The Meaning of Recovery

 

In writing Recovery, the sequel to my first book To My Senses, I incorporated a great deal of my experiences with the aftermath of Katrina into the novel. It was not a cathartic event but writing this novel did help me to redefine what the concept of recovery meant to me.

 

     I had lived in Lakeview about a half a mile from the now infamous seventeenth street canal. When we were finally allowed back into the city six weeks after the storm, the devastation that greeted me would have made even Irwin Allen cry. My house had been lifted off its foundation and inundated with twelve feet of black water and debris. In an instant, so many happy memories had been reduced to an unsalvageable pile of trash. But worst of all for me, from the grass to the beautiful gardens that had graced this neighborhood, everything that had once been green and filled with life was brown and dead. It was as if the devil himself had blown his putrid breath over our city and killed every living thing in his path. People always used the term come hell or high water; well after Katrina I learned, first comes the high water and then comes the hell.

 

     Gone were the places of my past, the houses I had known and the people I had associated with. It was one thing to grieve the loss of a loved one, but how do you grieve the loss of your city? The street where you had stood to watch Mardi Gras parades, the corner grocery that had always smelled of fresh French bread and spicy boiled shrimp, the restaurant that had served your favorite gumbo, the church where you had prayed for happiness, the home where you had gathered for the holidays, the neighborhood where you had grown up but had never left behind. How do you begin to cope with the loss of everything that up until that moment had been part of you, completed you? In New Orleans it was always said we are where we live, but who are we when we cannot live there anymore? Displaced across the face of the United States were those that had so dearly loved their little bastion of paradise eight feet below sea level. We all knew we were crazy to live there, but insanity tends to breed comfort in many ways. If you’re crazy and you know it at least you don’t have to worry about being crazy anymore.

 

     But how does one describe to an outsider what we went through those first months after the storm? New Orleans had been upended with “the new normal” taking over what FEMA had left behind. Everyday rumors would sweep the city or the outlying parishes about when the promised billions would arrive while over our airways politicians and urban miscreants fought over how to divvy up the goods. Beneath the streets, water mains continually broke making bathing an infrequent occurrence. Electricity came and went leaving many to rely on their generators. Cell phones didn’t work and landlines became the last vestiges of communication linking us to the outside world. Crime took over, making looting, shooting and anarchy a familiar pastime for the citizens of our city while the circling scavengers from the world’s media avidly documented each labored breathe of our struggles. We were hurt, bleeding, in pain and lost. Where in the hell was superman when you needed him?

 

     But to our rescue people came from churches, schools, clubs, fraternities and Fortune Five Hundred companies. They pulled up stakes and headed south to provide comfort and let us know that we were not alone. All those altruists will never know what their actions meant to us.

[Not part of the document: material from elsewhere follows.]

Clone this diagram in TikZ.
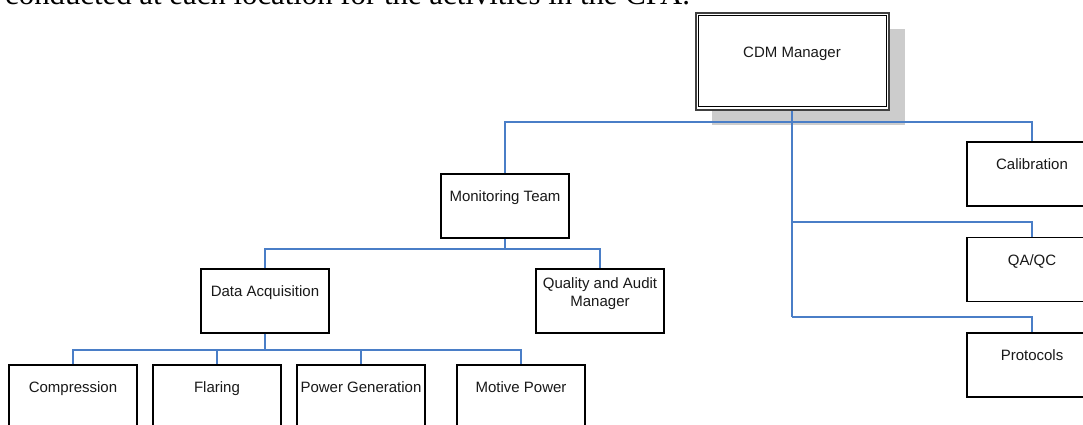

We were and still are eternally grateful to all who packed up their lives to bring us food, water and a lot of encouragement.

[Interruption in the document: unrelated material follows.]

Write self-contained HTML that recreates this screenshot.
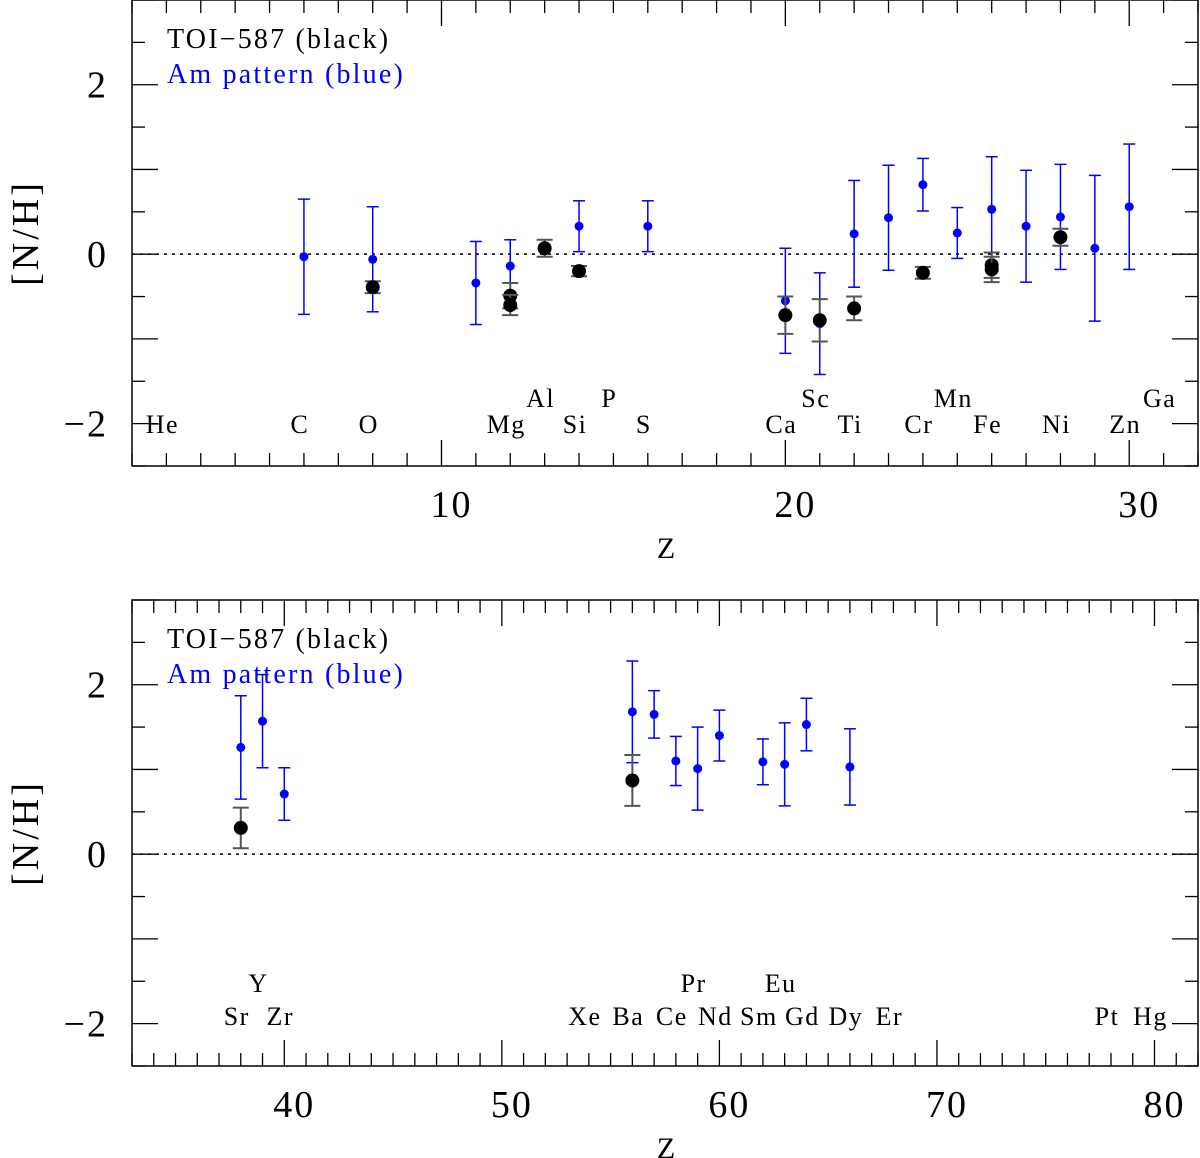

     Recovery is a long process from which I have yet to emerge. But like other survivors in our rebuilding city, I am picking up the pieces of my past and with a lot of bleach, a little super glue, and a tower of patience, I am moving on. I have learned that recovery means letting go of what I have lost and facing the uncertainty of tomorrow by appreciating what I hold in my hands today. From every tragedy there is recovery and in every recovery a hopeful new beginning.